** start of Supplied data **

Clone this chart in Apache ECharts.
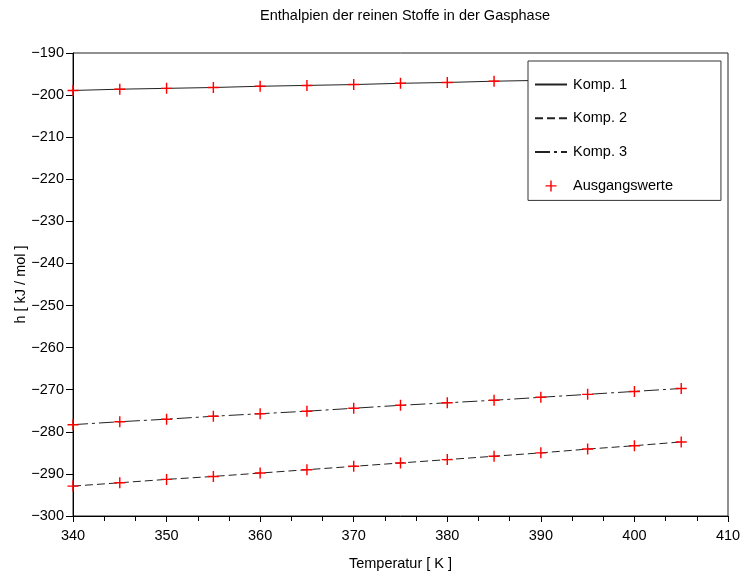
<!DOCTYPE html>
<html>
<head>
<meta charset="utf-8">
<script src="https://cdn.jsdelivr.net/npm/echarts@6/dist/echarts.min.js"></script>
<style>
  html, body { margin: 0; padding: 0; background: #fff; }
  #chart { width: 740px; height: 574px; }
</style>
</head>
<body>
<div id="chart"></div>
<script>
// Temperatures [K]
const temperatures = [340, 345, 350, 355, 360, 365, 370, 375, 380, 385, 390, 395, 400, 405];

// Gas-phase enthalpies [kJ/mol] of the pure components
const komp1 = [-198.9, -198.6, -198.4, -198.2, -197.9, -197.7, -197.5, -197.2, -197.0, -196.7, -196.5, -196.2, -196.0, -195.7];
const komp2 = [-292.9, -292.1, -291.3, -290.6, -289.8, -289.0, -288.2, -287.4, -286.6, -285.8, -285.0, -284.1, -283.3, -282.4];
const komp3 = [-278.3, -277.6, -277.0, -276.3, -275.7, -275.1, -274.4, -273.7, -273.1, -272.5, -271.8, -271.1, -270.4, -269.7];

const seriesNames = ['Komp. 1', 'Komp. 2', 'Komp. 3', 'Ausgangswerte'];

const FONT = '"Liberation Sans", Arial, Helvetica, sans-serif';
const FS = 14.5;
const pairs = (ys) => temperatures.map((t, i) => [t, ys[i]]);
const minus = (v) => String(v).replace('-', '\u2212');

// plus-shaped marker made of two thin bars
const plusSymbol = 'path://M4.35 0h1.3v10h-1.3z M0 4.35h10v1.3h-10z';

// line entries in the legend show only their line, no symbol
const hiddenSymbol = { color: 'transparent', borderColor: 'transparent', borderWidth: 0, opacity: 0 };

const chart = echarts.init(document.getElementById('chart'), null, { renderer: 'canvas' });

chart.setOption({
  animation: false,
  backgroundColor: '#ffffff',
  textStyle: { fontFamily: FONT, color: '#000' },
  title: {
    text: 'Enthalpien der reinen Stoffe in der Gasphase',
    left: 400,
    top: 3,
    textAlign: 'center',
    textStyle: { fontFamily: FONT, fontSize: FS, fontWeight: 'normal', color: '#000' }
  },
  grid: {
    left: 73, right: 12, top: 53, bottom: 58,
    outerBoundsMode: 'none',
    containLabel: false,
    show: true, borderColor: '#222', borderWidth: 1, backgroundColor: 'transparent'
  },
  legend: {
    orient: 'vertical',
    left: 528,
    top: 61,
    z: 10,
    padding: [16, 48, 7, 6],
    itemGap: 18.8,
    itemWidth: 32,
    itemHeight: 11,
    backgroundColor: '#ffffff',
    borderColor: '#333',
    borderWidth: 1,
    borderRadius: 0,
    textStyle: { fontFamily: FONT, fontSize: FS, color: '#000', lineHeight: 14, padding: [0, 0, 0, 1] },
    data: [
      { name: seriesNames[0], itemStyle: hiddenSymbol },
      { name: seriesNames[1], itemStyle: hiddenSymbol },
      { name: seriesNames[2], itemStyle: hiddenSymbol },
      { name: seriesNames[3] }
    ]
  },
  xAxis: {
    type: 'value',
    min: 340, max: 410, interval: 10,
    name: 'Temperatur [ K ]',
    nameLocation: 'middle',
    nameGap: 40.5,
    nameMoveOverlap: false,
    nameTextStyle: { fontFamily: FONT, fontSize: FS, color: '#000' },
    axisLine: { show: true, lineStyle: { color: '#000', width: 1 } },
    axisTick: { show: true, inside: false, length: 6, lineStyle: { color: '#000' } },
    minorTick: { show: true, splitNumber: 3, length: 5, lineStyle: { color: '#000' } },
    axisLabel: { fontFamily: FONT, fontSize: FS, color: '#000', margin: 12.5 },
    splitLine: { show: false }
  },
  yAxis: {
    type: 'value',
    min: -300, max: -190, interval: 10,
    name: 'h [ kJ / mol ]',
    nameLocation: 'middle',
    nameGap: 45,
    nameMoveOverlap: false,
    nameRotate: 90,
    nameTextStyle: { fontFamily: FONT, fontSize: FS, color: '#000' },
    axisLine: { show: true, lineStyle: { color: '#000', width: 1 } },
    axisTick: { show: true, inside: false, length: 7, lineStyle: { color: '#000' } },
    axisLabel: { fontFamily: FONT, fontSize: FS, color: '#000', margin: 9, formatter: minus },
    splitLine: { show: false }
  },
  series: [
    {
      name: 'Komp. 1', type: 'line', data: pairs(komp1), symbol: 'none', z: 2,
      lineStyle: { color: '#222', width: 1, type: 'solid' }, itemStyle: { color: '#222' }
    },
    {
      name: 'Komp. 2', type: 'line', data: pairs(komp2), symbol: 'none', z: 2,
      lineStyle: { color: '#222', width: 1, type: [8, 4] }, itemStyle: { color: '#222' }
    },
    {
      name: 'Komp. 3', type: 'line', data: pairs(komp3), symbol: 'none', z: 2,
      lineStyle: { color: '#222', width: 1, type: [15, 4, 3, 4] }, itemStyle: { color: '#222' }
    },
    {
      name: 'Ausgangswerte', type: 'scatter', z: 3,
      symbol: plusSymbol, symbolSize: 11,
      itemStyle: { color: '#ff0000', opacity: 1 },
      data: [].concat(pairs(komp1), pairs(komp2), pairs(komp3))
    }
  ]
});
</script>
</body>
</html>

** end of Supplied data **

Work to complete => Return each line of the data, keeping its wording exact and omitting pictures.

The completed task =>
Clone this chart in Apache ECharts.
<!DOCTYPE html>
<html>
<head>
<meta charset="utf-8">
<script src="https://cdn.jsdelivr.net/npm/echarts@6/dist/echarts.min.js"></script>
<style>
  html, body { margin: 0; padding: 0; background: #fff; }
  #chart { width: 740px; height: 574px; }
</style>
</head>
<body>
<div id="chart"></div>
<script>
// Temperatures [K]
const temperatures = [340, 345, 350, 355, 360, 365, 370, 375, 380, 385, 390, 395, 400, 405];

// Gas-phase enthalpies [kJ/mol] of the pure components
const komp1 = [-198.9, -198.6, -198.4, -198.2, -197.9, -197.7, -197.5, -197.2, -197.0, -196.7, -196.5, -196.2, -196.0, -195.7];
const komp2 = [-292.9, -292.1, -291.3, -290.6, -289.8, -289.0, -288.2, -287.4, -286.6, -285.8, -285.0, -284.1, -283.3, -282.4];
const komp3 = [-278.3, -277.6, -277.0, -276.3, -275.7, -275.1, -274.4, -273.7, -273.1, -272.5, -271.8, -271.1, -270.4, -269.7];

const seriesNames = ['Komp. 1', 'Komp. 2', 'Komp. 3', 'Ausgangswerte'];

const FONT = '"Liberation Sans", Arial, Helvetica, sans-serif';
const FS = 14.5;
const pairs = (ys) => temperatures.map((t, i) => [t, ys[i]]);
const minus = (v) => String(v).replace('-', '\u2212');

// plus-shaped marker made of two thin bars
const plusSymbol = 'path://M4.35 0h1.3v10h-1.3z M0 4.35h10v1.3h-10z';

// line entries in the legend show only their line, no symbol
const hiddenSymbol = { color: 'transparent', borderColor: 'transparent', borderWidth: 0, opacity: 0 };

const chart = echarts.init(document.getElementById('chart'), null, { renderer: 'canvas' });

chart.setOption({
  animation: false,
  backgroundColor: '#ffffff',
  textStyle: { fontFamily: FONT, color: '#000' },
  title: {
    text: 'Enthalpien der reinen Stoffe in der Gasphase',
    left: 400,
    top: 3,
    textAlign: 'center',
    textStyle: { fontFamily: FONT, fontSize: FS, fontWeight: 'normal', color: '#000' }
  },
  grid: {
    left: 73, right: 12, top: 53, bottom: 58,
    outerBoundsMode: 'none',
    containLabel: false,
    show: true, borderColor: '#222', borderWidth: 1, backgroundColor: 'transparent'
  },
  legend: {
    orient: 'vertical',
    left: 528,
    top: 61,
    z: 10,
    padding: [16, 48, 7, 6],
    itemGap: 18.8,
    itemWidth: 32,
    itemHeight: 11,
    backgroundColor: '#ffffff',
    borderColor: '#333',
    borderWidth: 1,
    borderRadius: 0,
    textStyle: { fontFamily: FONT, fontSize: FS, color: '#000', lineHeight: 14, padding: [0, 0, 0, 1] },
    data: [
      { name: seriesNames[0], itemStyle: hiddenSymbol },
      { name: seriesNames[1], itemStyle: hiddenSymbol },
      { name: seriesNames[2], itemStyle: hiddenSymbol },
      { name: seriesNames[3] }
    ]
  },
  xAxis: {
    type: 'value',
    min: 340, max: 410, interval: 10,
    name: 'Temperatur [ K ]',
    nameLocation: 'middle',
    nameGap: 40.5,
    nameMoveOverlap: false,
    nameTextStyle: { fontFamily: FONT, fontSize: FS, color: '#000' },
    axisLine: { show: true, lineStyle: { color: '#000', width: 1 } },
    axisTick: { show: true, inside: false, length: 6, lineStyle: { color: '#000' } },
    minorTick: { show: true, splitNumber: 3, length: 5, lineStyle: { color: '#000' } },
    axisLabel: { fontFamily: FONT, fontSize: FS, color: '#000', margin: 12.5 },
    splitLine: { show: false }
  },
  yAxis: {
    type: 'value',
    min: -300, max: -190, interval: 10,
    name: 'h [ kJ / mol ]',
    nameLocation: 'middle',
    nameGap: 45,
    nameMoveOverlap: false,
    nameRotate: 90,
    nameTextStyle: { fontFamily: FONT, fontSize: FS, color: '#000' },
    axisLine: { show: true, lineStyle: { color: '#000', width: 1 } },
    axisTick: { show: true, inside: false, length: 7, lineStyle: { color: '#000' } },
    axisLabel: { fontFamily: FONT, fontSize: FS, color: '#000', margin: 9, formatter: minus },
    splitLine: { show: false }
  },
  series: [
    {
      name: 'Komp. 1', type: 'line', data: pairs(komp1), symbol: 'none', z: 2,
      lineStyle: { color: '#222', width: 1, type: 'solid' }, itemStyle: { color: '#222' }
    },
    {
      name: 'Komp. 2', type: 'line', data: pairs(komp2), symbol: 'none', z: 2,
      lineStyle: { color: '#222', width: 1, type: [8, 4] }, itemStyle: { color: '#222' }
    },
    {
      name: 'Komp. 3', type: 'line', data: pairs(komp3), symbol: 'none', z: 2,
      lineStyle: { color: '#222', width: 1, type: [15, 4, 3, 4] }, itemStyle: { color: '#222' }
    },
    {
      name: 'Ausgangswerte', type: 'scatter', z: 3,
      symbol: plusSymbol, symbolSize: 11,
      itemStyle: { color: '#ff0000', opacity: 1 },
      data: [].concat(pairs(komp1), pairs(komp2), pairs(komp3))
    }
  ]
});
</script>
</body>
</html>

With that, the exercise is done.